Space technology can improve lives on Earth, seminar told
Space technology can improve people's quality of life and enable Thailand to achieve its sustainable development goals, space industry experts said on Thursday during the first day of a two-day seminar in Bangkok.
They made the comments during a debate at the "New Space Economy Thailand" seminar that began on Thursday and wraps up on Friday at the Sukosol hotel.
The seminar is being organised by the Geo-Informatics and Space Technology Development Agency (Gistda), the National Broadcasting and Telecommunications Commission, and the National Innovation Agency.
Phurit Pookayaporn, satellite lead of aerospace manufacturer mu Space Corporation, said satellite technology can help people deal with climate change, which is a part of Thailand's sustainable development goals.
"People can use satellites to observe how much greenhouse gas in the atmosphere," Phurit said, adding that they can be used in carbon-credit trading as well.
Sensors can also be attached to planes to measure the volume of greenhouse gasses, he added.
Developing the right materials for building satellites is also important to mitigate their impact on the environment. "We tried to make sure that when satellite solar cells burn up in the atmosphere they will not emit carbon dioxide," Phurit said.
Internet accessibility and applications will help improve people's quality of life and reduce social inequality, he said, adding that applications can help people to cope with disasters, such as flooding and PM2.5 air pollution.
The government should conduct a thorough survey of people's quality of life and ensure that all Thais will be able to access space technology infrastructure, Phurit added.
Olivier Chalvet, who leads Airbus in Southeast Asia (North), said space technology will help people deal with environmental challenges, including those triggered by climate change.
"We have to develop the space industry in a sustainable way," he said.
To cope with environmental challenges, he said it is necessary to replace fossil fuels with renewable energy, such as solar cells and hydrogen.
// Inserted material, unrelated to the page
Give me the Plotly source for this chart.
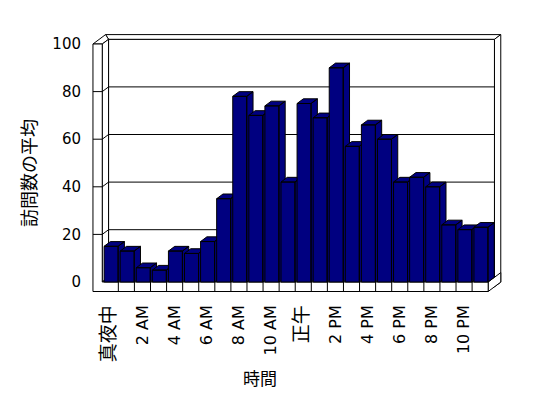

Airbus is working with Gistda on smart agriculture and sustainable development in Thailand, Chalvet said.
He also urged the Thai government and the private sector to work together to deal with climate change, so the country can achieve its sustainable development goals.
Kanate Wangpaichitr, assistant secretary-general of the Eastern Economic Corridor (EEC), said space technology is important for Thailand's shift towards sustainability.
Sophisticated technology has been used in the EEC to develop smart cities, including for internet access and wastewater management, Kanate said.
He said a drone delivery service would be available in EEC in the future, adding that it is developing vehicles using space-industry materials.
The government is paying attention to space technology as it will be a key driver of Thailand in the future, Kanate said.
"The space industry is among the government's 10 target or S-curve industries," he said, referring to the 10 technologically advanced industries the government has identified for development.
He said the EEC is ready to allow investors to develop space technology, saying they could generate plenty of opportunities for Thai people.
"Thailand needs to aim high to become a regional hub for the aerospace industry," he said. adding that Gistda and the National Innovation Agency will play key roles in making this happen.